Close

IOC Head Expects Youth Games Will Overcome Apathy and Costs

International Olympic Committee (IOC) President Jacques Rogge said he expects the Singapore Youth Olympics will overcome spiralling costs and subdued fan enthusiasm and will evolve into one of the world’s premier sporting events, reports the Associated Press.

Rogge wrote ahead of the Games, “very soon, the Youth Olympic Games will become as much an indispensable fixture of the Olympic calendar as its grown-up brothers”.

The Associated Press reports cost estimates have skyrocketed. In 2007 the IOC initially projected the Youth Games would cost $30 million to stage but when Singapore won its bid in 2008 the budget rose to $76 million. The government reportedly said last month it expects a final bill of $287 million.

Meanwhile ticket sales for the Games have been sluggish despite an $8.9 million government publicity campaign featuring large billboards encouraging neighbourhoods to celebrate the Games.

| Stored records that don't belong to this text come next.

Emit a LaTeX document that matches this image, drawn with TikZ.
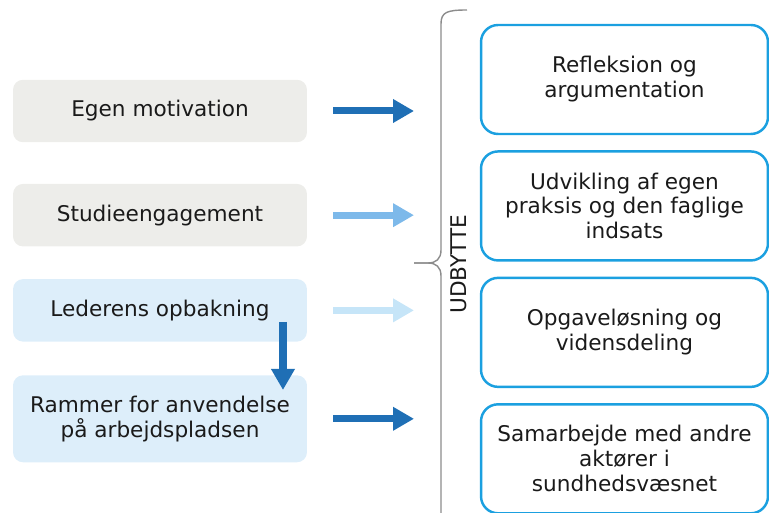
\documentclass[tikz,border=0pt]{standalone}
\usepackage{fontspec}
\setmainfont{DejaVu Sans}
\usepackage{tikz}
\usetikzlibrary{arrows.meta,positioning}
\definecolor{inkDark}{HTML}{1A1A1A}
\definecolor{greyFill}{HTML}{EDEDEA}
\definecolor{paleBlue}{HTML}{DDEEFA}
\definecolor{deepBlue}{HTML}{1F6FB5}
\definecolor{midBlue}{HTML}{7DB9EA}
\definecolor{lightBlue}{HTML}{C6E5F8}
\definecolor{frameBlue}{HTML}{1BA0E0}
\definecolor{braceGrey}{HTML}{8C8C8C}

\begin{document}
\begin{tikzpicture}[
  x=0.02cm,y=-0.02cm,
  font=\fontsize{12.3}{14.2}\selectfont,
  factor/.style={rounded corners=0.2cm,align=center,text=inkDark,minimum width=5.88cm,minimum height=1.25cm,inner sep=2pt},
  outcome/.style={draw=frameBlue,line width=1.4pt,rounded corners=0.34cm,fill=white,align=center,text=inkDark,minimum width=5.74cm,minimum height=2.18cm},
  arr/.style={-{Triangle[length=0.42cm,width=0.45cm]},line width=0.14cm},
  brace/.style={draw=braceGrey,line width=0.8pt}
]
\useasboundingbox (0,0) rectangle (769,513);
% left column
\node[factor,fill=greyFill] (motiv) at (160,111) {Egen motivation};
\node[factor,fill=greyFill,below=0.82cm of motiv] (studie) {Studieengagement};
\node[factor,fill=paleBlue,below=0.64cm of studie] (leder) {Lederens opbakning};
\node[factor,fill=paleBlue,minimum height=1.74cm,below=0.66cm of leder] (rammer) {Rammer for anvendelse\\på arbejdspladsen};
% right column
\node[outcome] (refl) at (624.5,79.5) {Refleksion og\\argumentation};
\node[outcome,below=0.3cm of refl] (udv) {Udvikling af egen\\praksis og den faglige\\indsats};
\node[outcome,below=0.3cm of udv] (opg) {Opgaveløsning og\\vidensdeling};
\node[outcome,below=0.3cm of opg] (samarb) {Samarbejde med andre\\aktører i\\sundhedsvæsnet};
% brace
\coordinate (bt) at (414,263);
\draw[brace] (467,10) .. controls (447,10) and (441,12) .. (441,24) -- (441,250)
  .. controls (441,259) and (436,263) .. (428,263) -- (bt);
\draw[brace] (bt) -- (428,263) .. controls (436,263) and (441,267) .. (441,276) -- (441,513);
\node[rotate=90,text=inkDark] (udbytte) at (459,264) {UDBYTTE};
% arrows
\draw[arr,deepBlue,shorten <=0.52cm] (motiv.east) -- (motiv.east -| bt);
\draw[arr,midBlue,shorten <=0.52cm] (studie.east) -- (studie.east -| bt);
\draw[arr,lightBlue,shorten <=0.52cm] (leder.east) -- (leder.east -| bt);
\draw[arr,deepBlue,shorten <=0.52cm] (rammer.east) -- (rammer.east -| bt);
\draw[arr,deepBlue,line width=0.16cm,shorten <=-0.4cm,shorten >=-0.3cm] ([xshift=2.46cm]leder.south) -- ([xshift=2.46cm]rammer.north);
\end{tikzpicture}
\end{document}
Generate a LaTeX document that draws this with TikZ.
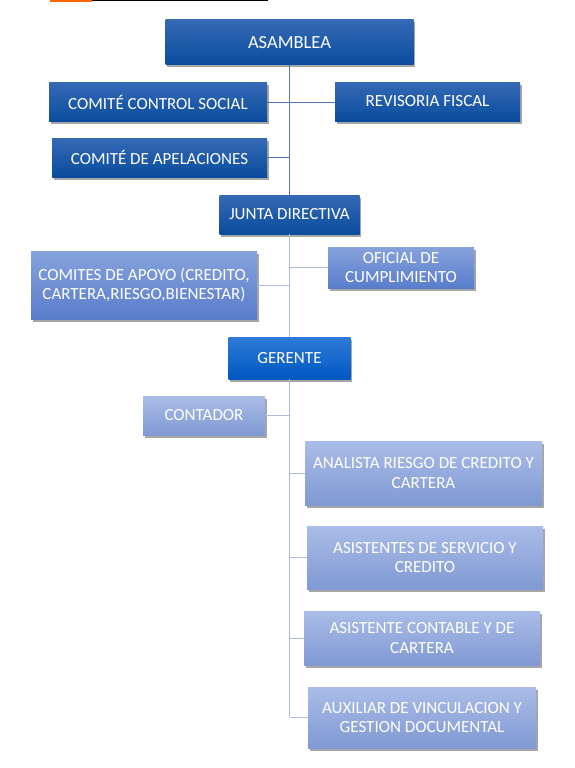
\documentclass[tikz,border=0pt]{standalone}
\usepackage{fontspec}
\setmainfont{Carlito}
\usetikzlibrary{shadows}
\definecolor{dkA}{HTML}{3569B5}
\definecolor{dkB}{HTML}{0A4C9E}
\definecolor{brA}{HTML}{2E7AD6}
\definecolor{brB}{HTML}{0058C2}
\definecolor{mdA}{HTML}{86A2DC}
\definecolor{mdB}{HTML}{5A7DCB}
\definecolor{ltA}{HTML}{AABDE8}
\definecolor{ltB}{HTML}{8099D3}
\definecolor{lnDark}{HTML}{5577B0}
\definecolor{lnLight}{HTML}{AEBCDD}
\tikzset{
  box/.style={inner sep=2pt, align=center, text=white, font=\fontsize{17}{19.5}\selectfont,
    drop shadow={shadow xshift=1.5pt, shadow yshift=-2.5pt, opacity=0.35, fill=black}},
  dark/.style={box, top color=dkA, bottom color=dkB},
  bright/.style={box, top color=brA, bottom color=brB},
  medium/.style={box, top color=mdA, bottom color=mdB},
  light/.style={box, top color=ltA, bottom color=ltB},
  conD/.style={draw=lnDark, line width=1pt},
  conL/.style={draw=lnLight, line width=1pt},
}
\begin{document}
\begin{tikzpicture}[x=1pt,y=-1pt]
\useasboundingbox (0,0) rectangle (575,768);
\fill[white] (0,0) rectangle (575,768);
% top lines
\fill[orange!80!red] (50,0) rectangle (92,2.5);
\fill[black] (92,0) rectangle (268,1.2);

\coordinate (bot) at (289.5,717);

\node[dark, minimum width=248pt, minimum height=45pt, font=\fontsize{18.5}{21}\selectfont] (asam) at (289.5,42.5) {ASAMBLEA};
\node[dark, minimum width=218pt, minimum height=39pt] (ccs) at (158,102) {COMITÉ CONTROL SOCIAL};
\node[dark, minimum width=185pt, minimum height=39pt] (rf) at (427.5,101.5) {REVISORIA FISCAL};
\node[dark, minimum width=215pt, minimum height=39pt] (apel) at (159.5,157.5) {COMITÉ DE APELACIONES};
\node[dark, minimum width=140pt, minimum height=39pt] (junta) at (289.5,214.5) {JUNTA DIRECTIVA};
\node[medium, minimum width=226pt, minimum height=68pt] (apoyo) at (144,285) {COMITES DE APOYO (CREDITO,\\CARTERA,RIESGO,BIENESTAR)};
\node[medium, minimum width=146pt, minimum height=41pt] (ofi) at (401,267.5) {OFICIAL DE\\CUMPLIMIENTO};
\node[bright, minimum width=122pt, minimum height=42pt] (ger) at (289.5,358) {GERENTE};
\node[light, minimum width=122pt, minimum height=39pt] (cont) at (204,415.5) {CONTADOR};
\node[light, minimum width=237pt, minimum height=64pt] (anal) at (423.5,473) {ANALISTA RIESGO DE CREDITO Y\\CARTERA};
\node[light, minimum width=236pt, minimum height=63pt] (asis) at (425,557.5) {ASISTENTES DE SERVICIO Y\\CREDITO};
\node[light, minimum width=236pt, minimum height=54pt] (acon) at (422,638) {ASISTENTE CONTABLE Y DE\\CARTERA};
\node[light, minimum width=228pt, minimum height=61pt] (aux) at (422,717.5) {AUXILIAR DE VINCULACION Y\\GESTION DOCUMENTAL};

\draw[conD] (asam.south) -- (junta.north);
\draw[conD] (ccs.east) -- (ccs.east -| rf.west);
\draw[conD] (apel.east) -- (apel.east -| asam.south);
\draw[conL] (junta.south) -- (ger.north);
\draw[conL] (apoyo.east) -- (apoyo.east -| junta.south);
\draw[conL] (ofi.west) -- (ofi.west -| junta.south);
\draw[conL] (ger.south) -- (bot);
\draw[conL] (cont.east) -- (cont.east -| ger.south);
\draw[conL] (anal.west) -- (anal.west -| ger.south);
\draw[conL] (asis.west) -- (asis.west -| ger.south);
\draw[conL] (acon.west) -- (acon.west -| ger.south);
\draw[conL] (aux.west |- bot) -- (bot);
\end{tikzpicture}
\end{document}
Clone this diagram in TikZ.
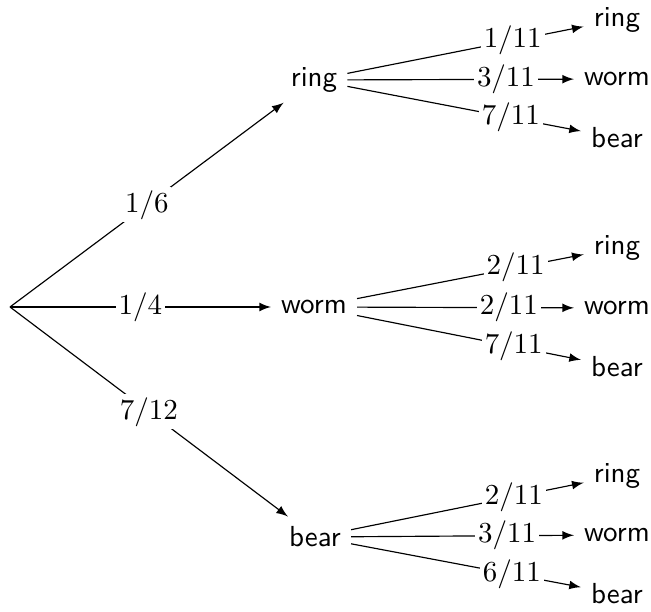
\documentclass[tikz,border=0pt]{standalone}
\usetikzlibrary{arrows.meta}
\begin{document}
\begin{tikzpicture}[x=0.345pt,y=-0.345pt,
  every node/.style={font=\sffamily},
  lab/.style={fill=white, inner sep=1pt, font=\normalfont},
  edge/.style={-latex}]
\useasboundingbox (0,0) rectangle (651,612);
\coordinate (r) at (10,307);
\node (A) at (314,80) {ring};
\node (B) at (314,307) {worm};
\node (C) at (315,537) {bear};
\node (A1) at (617,20) {ring};
\node (A2) at (617,79) {worm};
\node (A3) at (617,138) {bear};
\node (B1) at (617,248) {ring};
\node (B2) at (617,308) {worm};
\node (B3) at (617,367) {bear};
\node (C1) at (617,476) {ring};
\node (C2) at (617,535) {worm};
\node (C3) at (617,594) {bear};
\draw[edge] (r) -- node[lab]{$1/6$} (A);
\draw[edge] (r) -- node[lab]{$1/4$} (B);
\draw[edge] (r) -- node[lab]{$7/12$} (C);
\draw[edge] (A) -- node[lab,pos=0.7]{$1/11$} (A1);
\draw[edge] (A) -- node[lab,pos=0.7]{$3/11$} (A2);
\draw[edge] (A) -- node[lab,pos=0.7]{$7/11$} (A3);
\draw[edge] (B) -- node[lab,pos=0.7]{$2/11$} (B1);
\draw[edge] (B) -- node[lab,pos=0.7]{$2/11$} (B2);
\draw[edge] (B) -- node[lab,pos=0.7]{$7/11$} (B3);
\draw[edge] (C) -- node[lab,pos=0.7]{$2/11$} (C1);
\draw[edge] (C) -- node[lab,pos=0.7]{$3/11$} (C2);
\draw[edge] (C) -- node[lab,pos=0.7]{$6/11$} (C3);
\end{tikzpicture}
\end{document}
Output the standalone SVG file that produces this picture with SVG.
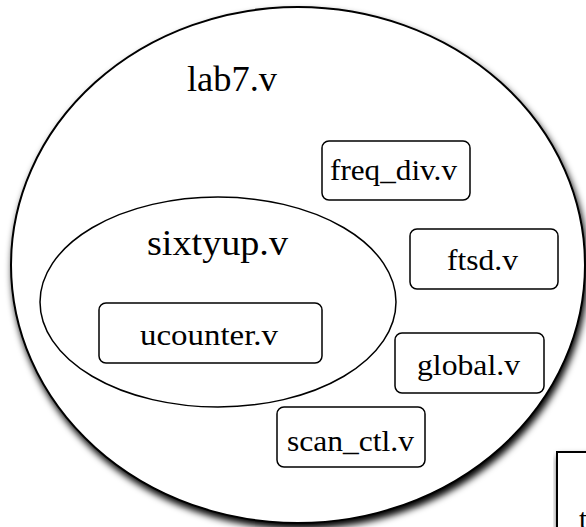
<svg xmlns="http://www.w3.org/2000/svg" width="586" height="527" viewBox="0 0 586 527">
  <defs>
    <filter id="shadow" x="-10%" y="-10%" width="125%" height="125%">
      <feGaussianBlur in="SourceAlpha" stdDeviation="3.5"/>
      <feOffset dx="2" dy="5" result="blur"/>
      <feComponentTransfer>
        <feFuncA type="linear" slope="1"/>
      </feComponentTransfer>
      <feMerge>
        <feMergeNode/>
        <feMergeNode in="SourceGraphic"/>
      </feMerge>
    </filter>
  </defs>
  <style>
    .outer { fill: #ffffff; stroke: #000000; stroke-width: 2; }
    .module { fill: #ffffff; stroke: #000000; stroke-width: 1.5; }
    .big { font-family: "Palatino Linotype", "Book Antiqua", Palatino, "Liberation Serif", serif; font-size: 35px; fill: #000000; }
    .small { font-family: "Palatino Linotype", "Book Antiqua", Palatino, "Liberation Serif", serif; font-size: 29.5px; fill: #000000; }
  </style>
  <rect width="586" height="527" fill="#ffffff"/>

  <!-- top-level module -->
  <g id="lab7">
    <ellipse class="outer" cx="298" cy="265" rx="287" ry="258" filter="url(#shadow)"/>
    <text class="big" x="187" y="91" textLength="90" lengthAdjust="spacingAndGlyphs">lab7.v</text>
  </g>

  <!-- neighbouring panel, partly off-canvas -->
  <g id="panel">
    <rect class="outer" x="557" y="452" width="60" height="100" filter="url(#shadow)"/>
    <text class="small" x="579" y="529">t</text>
  </g>

  <g id="freq_div">
    <rect class="module" x="322" y="141" width="148" height="59" rx="7"/>
    <text class="small" x="330" y="180" textLength="127" lengthAdjust="spacingAndGlyphs">freq_div.v</text>
  </g>

  <g id="sixtyup">
    <ellipse class="module" cx="218" cy="302" rx="178" ry="105"/>
    <text class="big" x="147" y="255" textLength="141" lengthAdjust="spacingAndGlyphs">sixtyup.v</text>
  </g>

  <g id="ucounter">
    <rect class="module" x="99" y="303" width="223" height="60" rx="7"/>
    <text class="small" x="140" y="345" textLength="138" lengthAdjust="spacingAndGlyphs">ucounter.v</text>
  </g>

  <g id="ftsd">
    <rect class="module" x="410" y="229" width="148" height="60" rx="7"/>
    <text class="small" x="447" y="270" textLength="71" lengthAdjust="spacingAndGlyphs">ftsd.v</text>
  </g>

  <g id="global">
    <rect class="module" x="395" y="333" width="149" height="60" rx="7"/>
    <text class="small" x="417" y="375" textLength="103" lengthAdjust="spacingAndGlyphs">global.v</text>
  </g>

  <g id="scan_ctl">
    <rect class="module" x="277" y="407" width="148" height="60" rx="7"/>
    <text class="small" x="287" y="451" textLength="127" lengthAdjust="spacingAndGlyphs">scan_ctl.v</text>
  </g>

  <g id="connectors"/>
</svg>
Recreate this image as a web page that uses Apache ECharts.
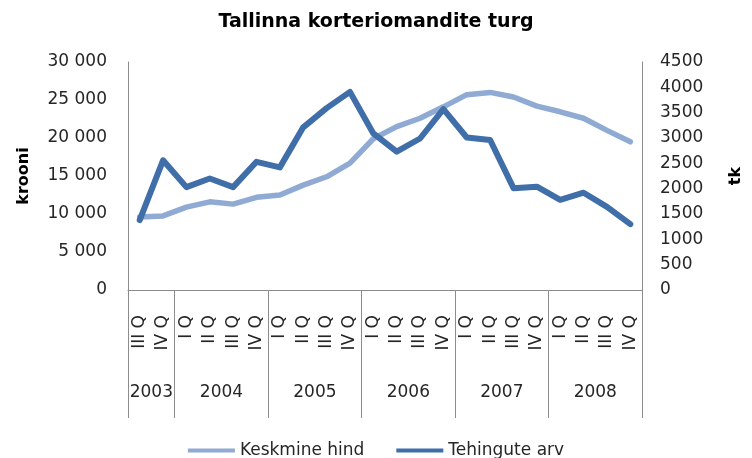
<!DOCTYPE html>
<html>
<head>
<meta charset="utf-8">
<script src="https://cdn.jsdelivr.net/npm/echarts@6/dist/echarts.min.js"></script>
<style>
html,body{margin:0;padding:0;background:#fff;}
#chart{width:752px;height:458px;}
</style>
</head>
<body>
<div id="chart"></div>
<script>
// ---- data ----
const quarters = ['III Q','IV Q',
  'I Q','II Q','III Q','IV Q',
  'I Q','II Q','III Q','IV Q',
  'I Q','II Q','III Q','IV Q',
  'I Q','II Q','III Q','IV Q',
  'I Q','II Q','III Q','IV Q'];
const years = ['2003','2004','2005','2006','2007','2008'];
const quartersPerYear = [2,4,4,4,4,4];
const avgPrice = [9600, 9750, 10900, 11600, 11300, 12200, 12500, 13800, 14900, 16700, 19900,
  21500, 22600, 24100, 25700, 26000, 25400, 24200, 23450, 22600, 21000, 19500];
const deals = [1380, 2560, 2030, 2200, 2030, 2530, 2420, 3210, 3590, 3910, 3090,
  2730, 2990, 3570, 3010, 2960, 2010, 2040, 1780, 1920, 1640, 1300];
const leftTicks = {min:0, max:30000, interval:5000};
const rightTicks = {min:0, max:4500, interval:500};

// ---- derived group positions ----
const bounds = [0];
quartersPerYear.forEach(n => bounds.push(bounds[bounds.length-1] + n));
const centers = quartersPerYear.map((n,i) => bounds[i] + n/2);

const FONT = 'DejaVu Sans';
const TXT = '#262626';
const AX = '#8c8c8c';

function spaced(v){
  const s = String(Math.round(v));
  return s.replace(/\B(?=(\d{3})+(?!\d))/g, ' ');
}

const chart = echarts.init(document.getElementById('chart'), null, {renderer:'canvas'});
chart.setOption({
  animation:false,
  backgroundColor:'#fff',
  title:{
    text:'Tallinna korteriomandite turg',
    left:'center', top:8,
    textStyle:{fontFamily:FONT, fontWeight:'bold', fontSize:19, color:'#000'}
  },
  legend:{
    top:437, left:'center',
    icon:'rect', itemWidth:47, itemHeight:4, itemGap:32,
    textStyle:{fontFamily:FONT, fontSize:17, color:TXT},
    data:['Keskmine hind','Tehingute arv']
  },
  grid:{left:128, right:104, top:62, bottom:168},
  xAxis:[
    {
      type:'category', data:quarters, position:'bottom',
      axisLine:{show:true, lineStyle:{color:AX, width:1}},
      axisTick:{show:false},
      axisLabel:{rotate:90, interval:0, margin:25, fontFamily:FONT, fontSize:17, color:TXT}
    },
    {
      type:'value', min:0, max:bounds[bounds.length-1], position:'bottom',
      axisLine:{show:false},
      splitLine:{show:false},
      axisTick:{show:true, inside:false, length:128, customValues:bounds, lineStyle:{color:AX, width:1}},
      axisLabel:{
        customValues:centers, margin:94, fontFamily:FONT, fontSize:17, color:TXT,
        formatter:(v)=>{ const i = centers.indexOf(v); return i>=0 ? years[i] : ''; }
      }
    }
  ],
  yAxis:[
    {
      type:'value', position:'left', min:leftTicks.min, max:leftTicks.max, interval:leftTicks.interval,
      name:'krooni', nameLocation:'middle', nameRotate:90, nameGap:96,
      nameTextStyle:{fontFamily:FONT, fontWeight:'bold', fontSize:16, color:'#000'},
      axisLine:{show:true, lineStyle:{color:AX, width:1}},
      axisTick:{show:false},
      splitLine:{show:false},
      axisLabel:{margin:21, fontFamily:FONT, fontSize:17, color:TXT, formatter:spaced}
    },
    {
      type:'value', position:'right', min:rightTicks.min, max:rightTicks.max, interval:rightTicks.interval,
      name:'tk', nameLocation:'middle', nameRotate:90, nameGap:86,
      nameTextStyle:{fontFamily:FONT, fontWeight:'bold', fontSize:16, color:'#000'},
      axisLine:{show:true, lineStyle:{color:AX, width:1}},
      axisTick:{show:false},
      splitLine:{show:false},
      axisLabel:{margin:18, fontFamily:FONT, fontSize:17, color:TXT, formatter:(v)=>String(v)}
    }
  ],
  series:[
    {
      name:'Keskmine hind', type:'line', xAxisIndex:0, yAxisIndex:0,
      data:avgPrice, showSymbol:false, symbol:'none',
      lineStyle:{color:'#8FAAD3', width:5.5, cap:'round', join:'round'},
      itemStyle:{color:'#8FAAD3'}
    },
    {
      name:'Tehingute arv', type:'line', xAxisIndex:0, yAxisIndex:1,
      data:deals, showSymbol:false, symbol:'none',
      lineStyle:{color:'#3F6EA8', width:6, cap:'round', join:'round'},
      itemStyle:{color:'#3F6EA8'}
    }
  ]
});
</script>
</body>
</html>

And in an online poll last month on Channel NewsAsia’s website, 88 per cent of 6,400 respondents voted they were not at all interested in the Games.

But organizers are reportedly confident that interest will pick up once the competition starts.

Rogge told the Associated Press this week, “I believe I can say we are experts in staging major sports events. But we are entering now a new field, the education field. We might make some errors in the beginning but we will learn from them”.

The Youth Games open in Singapore on Saturday and run though August 26, featuring about 3,600 competitors ages 14-18 from 204 countries competing in the same 26 sports as on the current Summer Olympic program.

The football competition is to kick off Thursday and the official Opening Ceremony will be Saturday, with medals awarded in triathlon as early as Sunday morning, reports the Associated Press.